Dissertation Title: Wireless Powered Micro-implantable Electrical Stimulation Devices and Treatment Methods for Urinary Incontinence

Date: 2026/05/13 – 2026/05/13

Dissertation Title: Wireless Powered Micro-implantable Electrical Stimulation Devices and Treatment Methods for Urinary Incontinence

Speaker: Tianxiang Zheng, Ph.D. candidate at SJTU Global College

Time: May 13 from 4:00-5:30 p.m., 2026 (Beijing Time)

Location: Room 503, Longbin Building

Abstract

Urinary incontinence is a common urinary system disease that seriously affects patients’ quality of life. Mixed urinary incontinence (MUI) involves both urgency and stress dysfunctions, with complex pathological mechanisms, and a lack of unified and effective clinical diagnosis and treatment strategies for a long time. State-of-the-art electrostimulation therapies predominantly rely on sacral neuromodulation (SNM) for urge-predominant symptoms, which requires bulky implantable pulse generators (~3 cm³) with high clinical costs (>$10,000) and operates through long neural pathways. In contrast, stress urinary incontinence is largely treated using mechanical or surgical interventions that fail to restore sphincter neuromuscular function. These limitations motivate a compact, mechanism-driven, and long-term implantable solution capable of addressing multiple pathological components of urinary incontinence.
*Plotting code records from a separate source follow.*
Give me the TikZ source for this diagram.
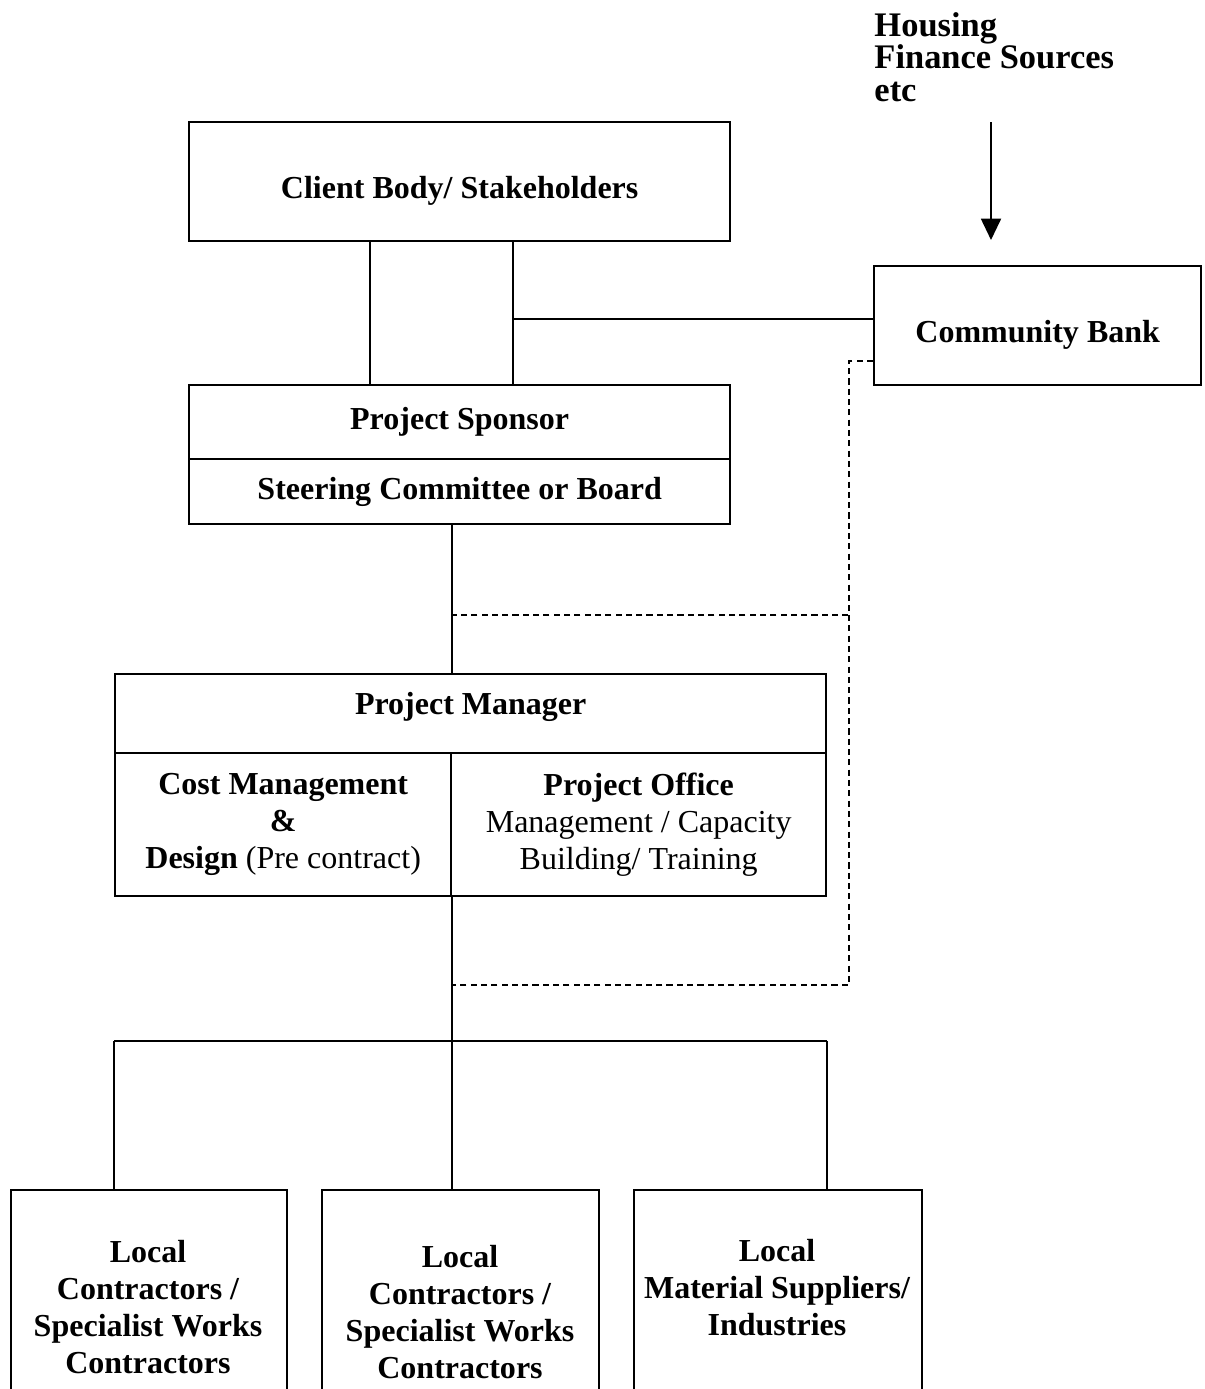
\documentclass[tikz,border=0pt]{standalone}
\usepackage{fontspec}
\setmainfont{Liberation Serif}
\usetikzlibrary{arrows.meta,positioning,calc}
\newcommand{\px}{0.015cm}
\newcommand{\orgfont}{\fontsize{13.66pt}{15.8pt}\selectfont}
\tikzset{
  >={Triangle[length=3.2mm,width=3mm]},
  orgbox/.style ={draw=black,line width=1pt,fill=white,font=\orgfont\bfseries,
                  align=center,inner sep=2pt,anchor=north west},
  lowtext/.style={text height=1.7em,text depth=0.25em},
  hightext/.style={text height=0.7em,text depth=0.6em},
  openbox/.style={draw=black,line width=1pt,anchor=north west},
  txt/.style    ={font=\orgfont\bfseries,align=center,inner sep=0pt},
  link/.style   ={draw=black,line width=0.8pt},
  soft/.style   ={draw=black,line width=0.8pt,dash pattern=on 2.6pt off 1.8pt},
}

\begin{document}
\begin{tikzpicture}[x=\px,y=-\px,font=\orgfont]
\useasboundingbox (0,0) rectangle (1204,1389);
\clip (0,0) rectangle (1204,1389);
% upper tiers
\node[orgbox,lowtext,minimum width=541*\px,minimum height=119*\px] (cbody) at (188,121)
 {Client Body/ Stakeholders};
\node[orgbox,lowtext,minimum width=327*\px,minimum height=119*\px] (cb) at (873,265)
 {Community Bank};
\node[txt,align=left,anchor=west,font=\fontsize{14.7pt}{13.9pt}\selectfont\bfseries] (hfs) at (874,57)
 {Housing\\Finance Sources\\etc};
\node[orgbox,minimum width=541*\px,minimum height=74*\px] (ps) at (188,384)
 {Project Sponsor};
\node[orgbox,minimum width=541*\px,minimum height=65*\px] (sc) at (188,458)
 {Steering Committee or Board};
% project manager block
\node[orgbox,hightext,minimum width=711*\px,minimum height=79*\px] (pm) at (114,673)
 {Project Manager};
\node[orgbox,minimum width=336*\px,minimum height=143*\px] (cm) at (114,752)
 {Cost Management\\\&\\Design \textmd{(Pre contract)}};
\node[orgbox,minimum width=375*\px,minimum height=143*\px] (po) at (450,752)
 {Project Office\\\textmd{Management / Capacity}\\\textmd{Building/ Training}};
% bottom tier, cut by the page edge
\node[openbox,minimum width=276*\px,minimum height=260*\px] (lc1box) at (10,1189) {};
\node[openbox,minimum width=277*\px,minimum height=260*\px] (lc2box) at (321,1189) {};
\node[openbox,minimum width=288*\px,minimum height=260*\px] (msbox) at (633,1189) {};
\node[txt] (lc1) at (148,1307) {Local\\Contractors /\\Specialist Works\\Contractors};
\node[txt] (lc2) at (460,1312) {Local\\Contractors /\\Specialist Works\\Contractors};
\node[txt] (ms) at (777,1288) {Local\\Material Suppliers/\\Industries};
% connectors
\coordinate (j1) at ([xshift=182*\px]cbody.south west);
\coordinate (j2) at ([xshift=325*\px]cbody.south west);
\draw[link] (j1) -- (j1 |- ps.north);
\draw[link] (j2) -- (j2 |- ps.north);
\draw[link] ([yshift=6.5*\px]cb.west) -- ([yshift=6.5*\px]cb.west -| j2);
\draw[link,->,shorten <=3mm,shorten >=3.75mm] (hfs.south -| 991,0) -- (cb.north -| 991,0);
\draw[link] (cm.north east |- sc.south) -- (cm.north east |- pm.north);
\coordinate (bus) at (cm.south east |- 0,1041);
\draw[link] (cm.south east) -- (bus);
\draw[link] (bus -| cm.south west) -- (bus -| po.south east);
\draw[link] (bus -| cm.south west) -- (lc1box.north -| cm.south west);
\draw[link] (bus) -- (lc2box.north -| bus);
\draw[link] (bus -| po.south east) -- (msbox.north -| po.south east);
% dashed finance links
\coordinate (dk) at (849,615);
\coordinate (dl) at (849,985);
\draw[soft] ([yshift=-35.5*\px]cb.west) -| (dk) -- (dk -| cm.north east);
\draw[soft] (dk) -- (dl) -- (dl -| cm.north east);
\end{tikzpicture}
\end{document}
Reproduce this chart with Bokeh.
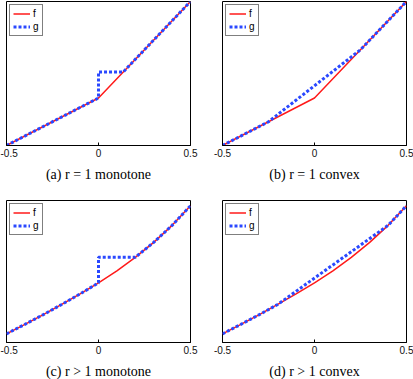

This dissertation presents a wireless-powered implantable programmable electrical stimulation system for urethral sphincter modulation (WIPES) and its application to MUI therapy. The system adopts a soft, adhesive-patch-like implant architecture that integrates wireless power reception and tunable pulse generation, enabling long-term, on-demand stimulation with a substantially reduced footprint (<0.3 cm³) and weight (<0.9 g). The engineering foundation is established through a magnetic-coupling WPT framework tailored for implantable stimulators and a robustness-oriented power delivery strategy that remains effective under in vivo position and orientation uncertainty. Two transferable methodologies are extracted from this work: (1) a WPT methodology for flexible implants operating under deformation and multi-DoFs pose variability, and (2) a proximal, site-specific electrostimulation therapy methodology for MUI that targets the urethral sphincter to bypass long neural loops.

Three core contributions are demonstrated. First, a quantified receiver-coil design rule is identified for thin implantable receivers, where circular coils maintain〖 η〗_coil>84% at 𝑁≤10 and 𝑤:𝑠≥1.5, with 𝑄>120. Second, a position- and orientation-aware transmitter-array architecture enables workspace-level robustness by sustaining stimulation-ready power delivery (P_rx≥P_th) throughout a 20-cm cubic workspace under multi-DoF pose variations. Third, comprehensive biological validation is provided using disease-specific rat models established under identical conditions, where WIPES achieves average alleviation rates of 90.62% in urge urinary incontinence (UUI) and 97.92% in stress urinary incontinence (SUI) based on voiding frequency and volume metrics, supported by histological and immunofluorescence evidence of neuromodulatory and neuromuscular remodeling.

Overall, this dissertation advances wireless-powered implantable stimulation by combining robustness-oriented WPT engineering with mechanism-driven, proximal neuromodulation for MUI. The proposed platform and design methodologies provide a compact and clinically relevant pathway toward long-term, precise treatment of mixed or diagnostically uncertain urinary incontinence, with strong potential for translation to broader implantable bioelectronic therapies.